Trade secrets have many difficulties in widely marketed products, and the use of trade secrets precludes either copyright or patent because these both require the revelation of the information being protected, and both have statutes of limitations which preclude their long term viability. It has been successfully argued that a widely distributed trade secret is no longer a secret, and is therefore no longer protected. There is a further requirement in the case of a trade secret that a contract be agreed upon by all parties, and the signing of a complex contract significantly reduces the likelihood and increases the price of a sale.

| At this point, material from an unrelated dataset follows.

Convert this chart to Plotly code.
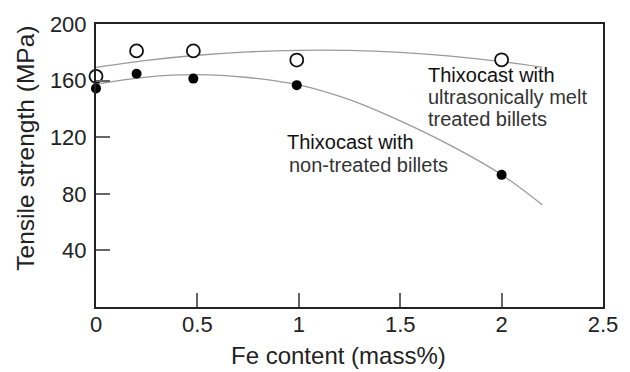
import plotly.graph_objects as go

# Measured data points
fe_points = [0.0, 0.2, 0.48, 0.99, 2.0]
ultra_values = [163, 181, 181, 174.5, 174.7]
nontreated_values = [154.5, 164.8, 161.4, 156.8, 93.4]

# Trend curves
curve_x = [0.0, 0.25, 0.5, 0.75, 1.0, 1.25, 1.5, 1.75, 2.0, 2.2]
ultra_curve = [169.4, 174.3, 177.9, 180.3, 181.4, 181.3, 179.9, 177.3, 173.4, 169.4]
nontreated_curve = [157.5, 162.5, 164.2, 162.2, 157.0, 146.5, 131.5, 114.0, 93.5, 72.3]

x_ticks = [0, 0.5, 1, 1.5, 2, 2.5]
x_tick_text = ["0", "0.5", "1", "1.5", "2", "2.5"]
y_ticks = [40, 80, 120, 160, 200]
y_tick_text = ["40", "80", "120", "160", "200"]

FONT = "Liberation Sans, Arial, sans-serif"
CURVE_COLOR = "#9a9a9a"

fig = go.Figure()
fig.add_trace(go.Scatter(x=curve_x, y=ultra_curve, mode="lines",
                         line=dict(color=CURVE_COLOR, width=1.3, shape="spline"),
                         hoverinfo="skip", showlegend=False))
fig.add_trace(go.Scatter(x=curve_x, y=nontreated_curve, mode="lines",
                         line=dict(color=CURVE_COLOR, width=1.3, shape="spline"),
                         hoverinfo="skip", showlegend=False))
fig.add_trace(go.Scatter(x=fe_points, y=nontreated_values, mode="markers",
                         marker=dict(symbol="circle", size=10, color="#000000"),
                         showlegend=False, cliponaxis=False))
fig.add_trace(go.Scatter(x=fe_points, y=ultra_values, mode="markers",
                         marker=dict(symbol="circle", size=13, color="#ffffff",
                                     line=dict(color="#111111", width=1.8)),
                         showlegend=False, cliponaxis=False))

ann_font = dict(family=FONT, size=20, color="#111111")
ann_font2 = dict(family=FONT, size=20, color="#333333")
labels = [
    (1.628, 164.0, "Thixocast with", ann_font),
    (1.627, 148.6, "ultrasonically melt", ann_font2),
    (1.627, 133.2, "treated billets", ann_font2),
    (0.934, 116.4, "Thixocast with", ann_font),
    (0.940, 100.4, "non-treated billets", ann_font2),
]
for x, y, t, f in labels:
    fig.add_annotation(x=x, y=y, xref="x", yref="y", text=t, showarrow=False,
                       xanchor="left", yanchor="middle", font=f)

pw = 630 - 96 - 26
ph = 372 - 15 - 65
# Axis titles
fig.add_annotation(x=(339 - 96) / pw, y=(372 - 65 - 357) / ph, xref="paper", yref="paper",
                   text="Fe content (mass%)", showarrow=False,
                   xanchor="center", yanchor="middle",
                   font=dict(family=FONT, size=24, color="#222222"))
fig.add_annotation(x=(25 - 96) / pw, y=(372 - 65 - 143.5) / ph, xref="paper", yref="paper",
                   text="Tensile strength (MPa)", textangle=-90, showarrow=False,
                   xanchor="center", yanchor="middle",
                   font=dict(family=FONT, size=24.5, color="#222222"))

fig.update_layout(
    width=630, height=372,
    margin=dict(l=96, r=26, t=15, b=65),
    paper_bgcolor="white", plot_bgcolor="white",
    font=dict(family=FONT, color="#222222"),
    showlegend=False,
)

fig.update_xaxes(range=[0, 2.5], tickvals=x_ticks, ticktext=x_tick_text,
                 ticks="inside", ticklen=14, tickwidth=1.5, tickcolor="#666666",
                 showline=True, linecolor="#222222", linewidth=2, mirror=True,
                 showgrid=False, zeroline=False, ticklabelstandoff=-3,
                 tickfont=dict(family=FONT, size=22, color="#222222"))
fig.update_yaxes(range=[0, 200], tickvals=y_ticks, ticktext=y_tick_text,
                 ticks="inside", ticklen=14, tickwidth=1.5, tickcolor="#666666",
                 showline=True, linecolor="#222222", linewidth=2, mirror=True,
                 showgrid=False, zeroline=False, ticklabelstandoff=3,
                 tickfont=dict(family=FONT, size=22, color="#222222"))

fig.write_html("out.html")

So called 'shrink wrap' laws have been enacted in some states to allow the opening of a sealed package to constitute agreement to a contract, but the constitutionality of these laws are yet to be tested, many states have no such laws, and in most cases the contracts used in shrink wrapped products do not provide sufficient rights to the purchaser to constitute a fair exchange, and therefore would not likely be held to be valid contracts even if signed by both parties. Most products sold as trade secrets explicitly exclude an implied warranty of sale and refuse any responsibility for consequential damages, both of which are highly questionable practices that have not yet been subject to detailed examination by the courts. In the case of a copyright, the purchaser is buying a product in a similar sense to the purchase of a book, whereas in the case of a purchase requiring a trade secret agreement, the purchaser is presumably entitled to a great deal more protection. Another problem with shrink wrap licenses is that it is hard to prove that the buyer read the agreement and therefore knowingly agreed to its terms.